Peter Van Onselen claims Julia Gillard is going to wedge Tony Abbott on electricity price increases by blaming conservative state governments.
There seems to be two prongs to this wedge strategy. The first is described by Gillard as “gold-plating” of the electrical network. Gillard compares the electricity supply as being the equivalent to a 10-lane highway when only a 2 lane one is required to meet rare peak demand situations.
The second prong is being pushed by her Minister Martin Ferguson who is demanding that the states privatise the electricity suppliers.
Both these aspects of the government’s strategy are fraught with political risks and contain considerable irony given the ALP’s past policies.
Peak demand, the ten-lane part of the energy supply, is indeed occasional but crucial to lifestyle patterns. Daily peak times correspond with departure and return to homes, and seasonally correlate with temperature extremes.
Australians are already using much less electricity per capita. If peak consumption is to decline further either major adjustments to lifestyle will be required [i.e. being colder or hotter] or, alternatively, brownouts or even blackouts will occur, something Gillard has said will not happen but which have been predicted by the AMEO and the AER.

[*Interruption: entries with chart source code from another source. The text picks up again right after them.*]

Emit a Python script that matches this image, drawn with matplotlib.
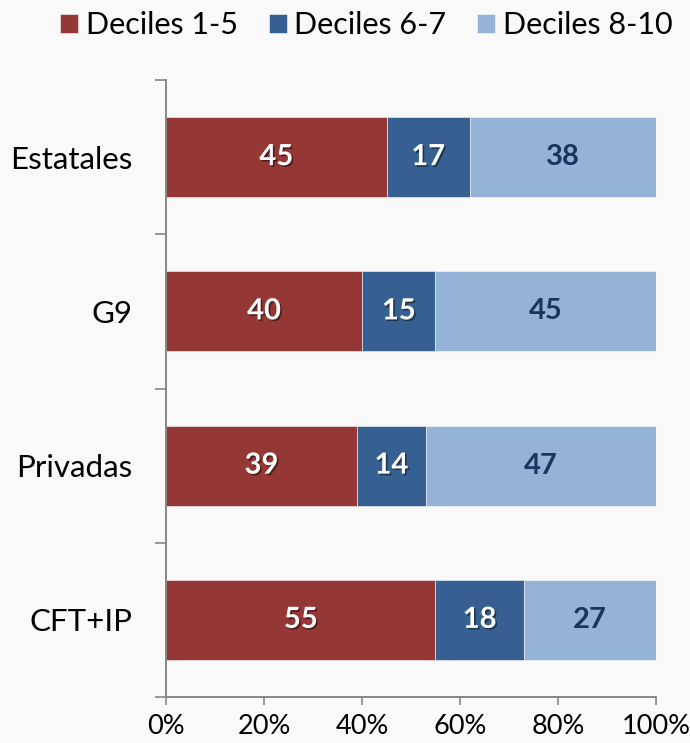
import matplotlib.pyplot as plt
import matplotlib.patheffects as pe
from matplotlib.ticker import FixedLocator, FuncFormatter

plt.rcParams['font.family'] = ['Lato', 'DejaVu Sans']

categorias = ["Estatales", "G9", "Privadas", "CFT+IP"]
deciles_1_5 = [45, 40, 39, 55]
deciles_6_7 = [17, 15, 14, 18]
deciles_8_10 = [38, 45, 47, 27]
series = ["Deciles 1-5", "Deciles 6-7", "Deciles 8-10"]

colores = ["#953735", "#366092", "#95B3D7"]
color_texto = ["white", "white", "#17375E"]
gris = "#868686"

fig = plt.figure(figsize=(6.9, 7.43), dpi=100, facecolor="#f9f9f9")
ax = fig.add_axes([0.2406, 0.0619, 0.7101, 0.8304], facecolor="#f9f9f9")

pos = list(range(len(categorias)))
izq = [0] * len(categorias)
sombra = [pe.withSimplePatchShadow(offset=(1.2, -1.2), shadow_rgbFace="black", alpha=0.45)]
for i, valores in enumerate([deciles_1_5, deciles_6_7, deciles_8_10]):
    ax.barh(pos, valores, left=izq, height=0.52, color=colores[i], label=series[i],
            edgecolor="#f9f9f9", linewidth=0.4)
    for p, l, v in zip(pos, izq, valores):
        t = ax.text(l + v / 2, p, str(v), ha="center", va="center", fontsize=21,
                    fontweight="bold", color=color_texto[i])
        if i < 2:
            t.set_path_effects(sombra)
    izq = [a + b for a, b in zip(izq, valores)]

ax.set_xlim(0, 100)
ax.set_ylim(3.5, -0.5)
ax.xaxis.set_major_locator(FixedLocator([0, 20, 40, 60, 80, 100]))
ax.xaxis.set_major_formatter(FuncFormatter(lambda x, _: f"{int(x)}%"))
ax.yaxis.set_major_locator(FixedLocator([-0.5, 0.5, 1.5, 2.5, 3.5]))
ax.yaxis.set_major_formatter(FuncFormatter(lambda y, _: ""))
ax.yaxis.set_minor_locator(FixedLocator(pos))
ax.set_yticklabels(categorias, minor=True)
ax.tick_params(axis="y", which="minor", length=0, pad=24, labelsize=22.5)
ax.tick_params(axis="y", which="major", length=8, width=1.2, color=gris)
ax.tick_params(axis="x", length=6, width=1.2, color=gris, labelsize=19.5, pad=6)

for s in ["top", "right"]:
    ax.spines[s].set_visible(False)
for s in ["left", "bottom"]:
    ax.spines[s].set_color(gris)
    ax.spines[s].set_linewidth(1.4)
ax.spines["bottom"].set_bounds(0, 100)

fig.legend(loc="center right", bbox_to_anchor=(0.975, 0.966), ncol=3, frameon=False,
           fontsize=22, handlelength=0.6, handleheight=0.6, handletextpad=0.25,
           columnspacing=1.0, borderpad=0, borderaxespad=0)

fig.savefig("out.png", dpi=100, facecolor=fig.get_facecolor())
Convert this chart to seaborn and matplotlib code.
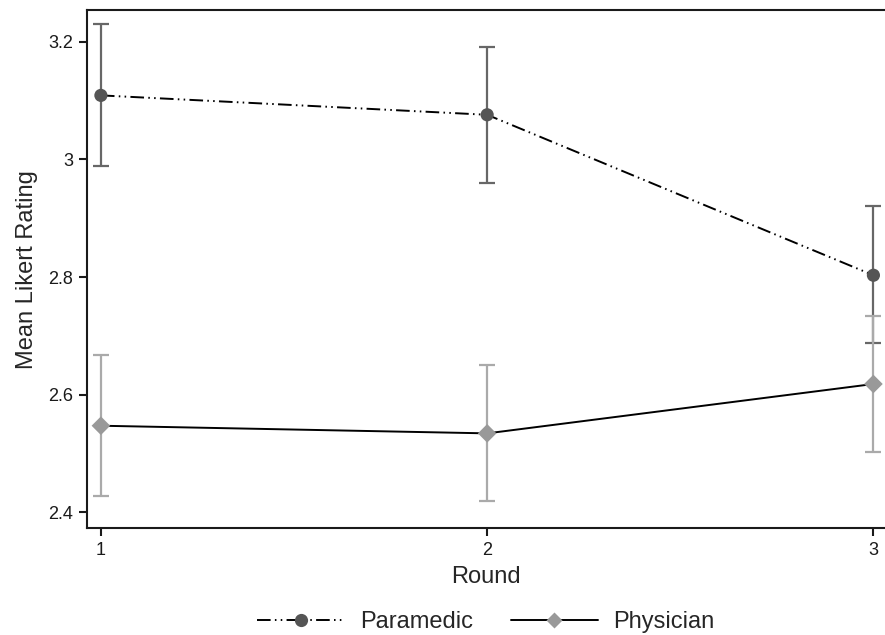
import matplotlib
matplotlib.use("Agg")
import matplotlib.pyplot as plt
from matplotlib.lines import Line2D
import seaborn as sns
import pandas as pd

rounds = [1, 2, 3]
paramedic_mean = [3.109, 3.076, 2.803]
paramedic_lo = [2.989, 2.960, 2.688]
paramedic_hi = [3.230, 3.192, 2.920]
physician_mean = [2.547, 2.534, 2.618]
physician_lo = [2.427, 2.419, 2.503]
physician_hi = [2.667, 2.650, 2.734]
yticks = [2.4, 2.6, 2.8, 3.0, 3.2]
yticklabels = ["2.4", "2.6", "2.8", "3", "3.2"]

sns.set_theme(style="white")
plt.rcParams['font.family'] = ['Liberation Sans', 'DejaVu Sans']

df = pd.DataFrame({
    "Round": rounds * 2,
    "Mean": paramedic_mean + physician_mean,
    "Group": ["Paramedic"] * 3 + ["Physician"] * 3,
})

fig = plt.figure(figsize=(8.85, 6.35), dpi=100)
ax = fig.add_axes([0.0983, 0.1685, 0.9017, 0.8155])

para_dash = (7, 2.2, 0.8, 2.2, 0.8, 2.2)
sns.lineplot(data=df, x="Round", y="Mean", hue="Group", style="Group",
             palette={"Paramedic": "black", "Physician": "black"},
             dashes={"Paramedic": para_dash, "Physician": ""},
             linewidth=1.4, legend=False, ax=ax, zorder=2)

ax.errorbar(rounds, paramedic_mean,
            yerr=[[m - l for m, l in zip(paramedic_mean, paramedic_lo)],
                  [h - m for m, h in zip(paramedic_mean, paramedic_hi)]],
            fmt="none", ecolor="#676767", elinewidth=1.6, capsize=5.5, capthick=1.6, zorder=3)
ax.errorbar(rounds, physician_mean,
            yerr=[[m - l for m, l in zip(physician_mean, physician_lo)],
                  [h - m for m, h in zip(physician_mean, physician_hi)]],
            fmt="none", ecolor="#aaaaaa", elinewidth=1.6, capsize=5.5, capthick=1.6, zorder=3)

sns.scatterplot(data=df, x="Round", y="Mean", hue="Group", style="Group",
                palette={"Paramedic": "#555555", "Physician": "#999999"},
                markers={"Paramedic": "o", "Physician": "D"},
                s=90, edgecolor="none", legend=False, ax=ax, zorder=4)

ax.set_xlim(0.964, 3.03)
ax.set_ylim(2.373, 3.254)
ax.set_xticks(rounds)
ax.set_xticklabels([str(r) for r in rounds])
ax.set_yticks(yticks)
ax.set_yticklabels(yticklabels)
ax.tick_params(axis="both", direction="out", length=6, width=1.5, colors="#1a1a1a",
               labelsize=13, bottom=True, left=True, pad=4)
for s in ["left", "bottom", "top"]:
    ax.spines[s].set_color("#1a1a1a")
    ax.spines[s].set_linewidth(1.5)
ax.spines["right"].set_visible(False)

ax.set_xlabel("Round", fontsize=17, labelpad=5)
ax.set_ylabel("Mean Likert Rating", fontsize=17, labelpad=7)

handles = [
    Line2D([0], [0], color="black", linewidth=1.4, dashes=para_dash,
           marker="o", markersize=9.5, markerfacecolor="#555555", markeredgecolor="none"),
    Line2D([0], [0], color="black", linewidth=1.4,
           marker="D", markersize=8.5, markerfacecolor="#999999", markeredgecolor="none"),
]
fig.legend(handles, ["Paramedic", "Physician"], loc="center", bbox_to_anchor=(0.549, 0.02),
           ncol=2, frameon=False, fontsize=17, handlelength=3.7, columnspacing=1.6,
           handletextpad=0.65)

fig.savefig("out.png", dpi=100)
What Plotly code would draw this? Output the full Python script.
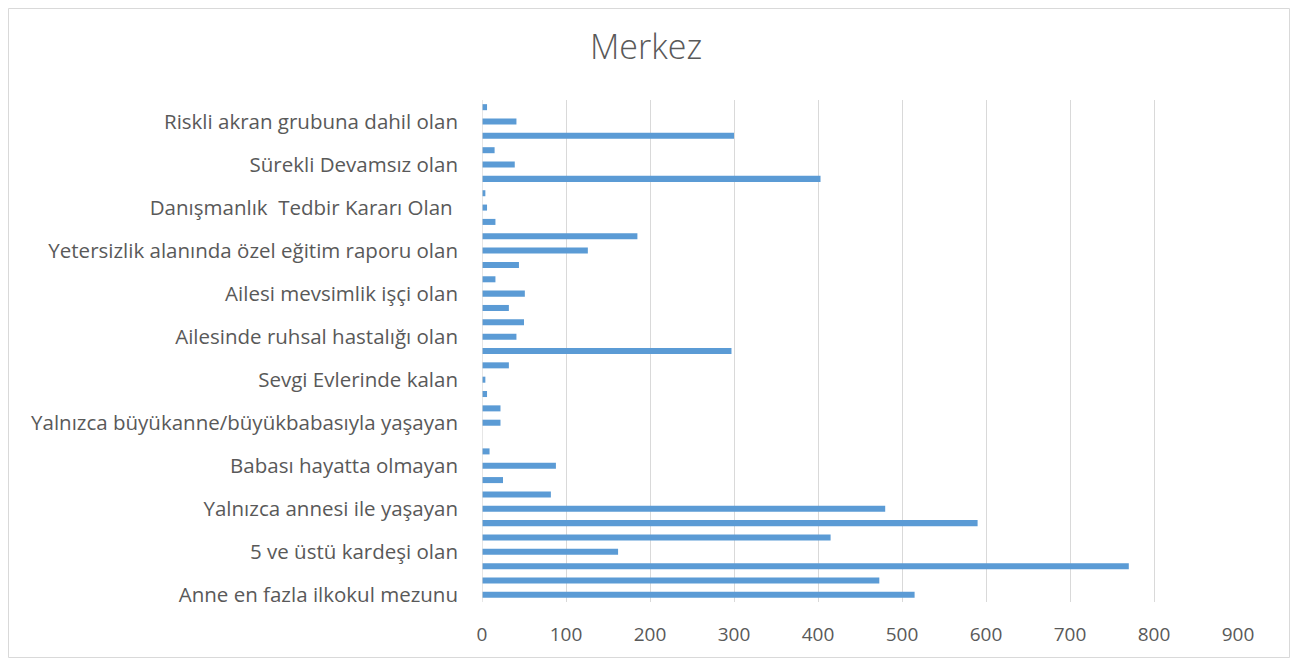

In terms of how the ten-lane highway came to be built in the first place Gillard has overlooked the person who was most responsible for the construction of the electricity highway, ALP stalwart, Bernie Riordan, as Professor Sinclair Davidson notes:
The gold plating she is talking about has its genesis in a union campaign started a decade ago by a bloke Gillard recently appointed to a $350,00-a-year job with Fair Work Australia – former electrical union boss in NSW Bernie Riordan.
Riordan was the man who in 2004 forced the Bob Carr Labor government to impose the very reliability standards that Gillard is now claiming are responsible for the price gouging of Sydney families.
Former NSW Labor energy and planning minister in the Carr and Iemma governments, Frank Sartor, admits as much in his book The Fog on the Hill – claiming that because of Riordan’s lobbying he increased the reliability standards in NSW to prevent power shortages to consumers.
This followed Riordan’s first successful campaign against electricity reform in NSW, when he was instrumental in blocking Carr’s attempt to privatise in 1998.
Ferguson’s quest to privatise also contradicts previous Union opposition not only from people like Riordan but the current NSW State Opposition leader John Robertson, who vehemently opposed privatisation when he was the leader of the ETU, and still opposes it.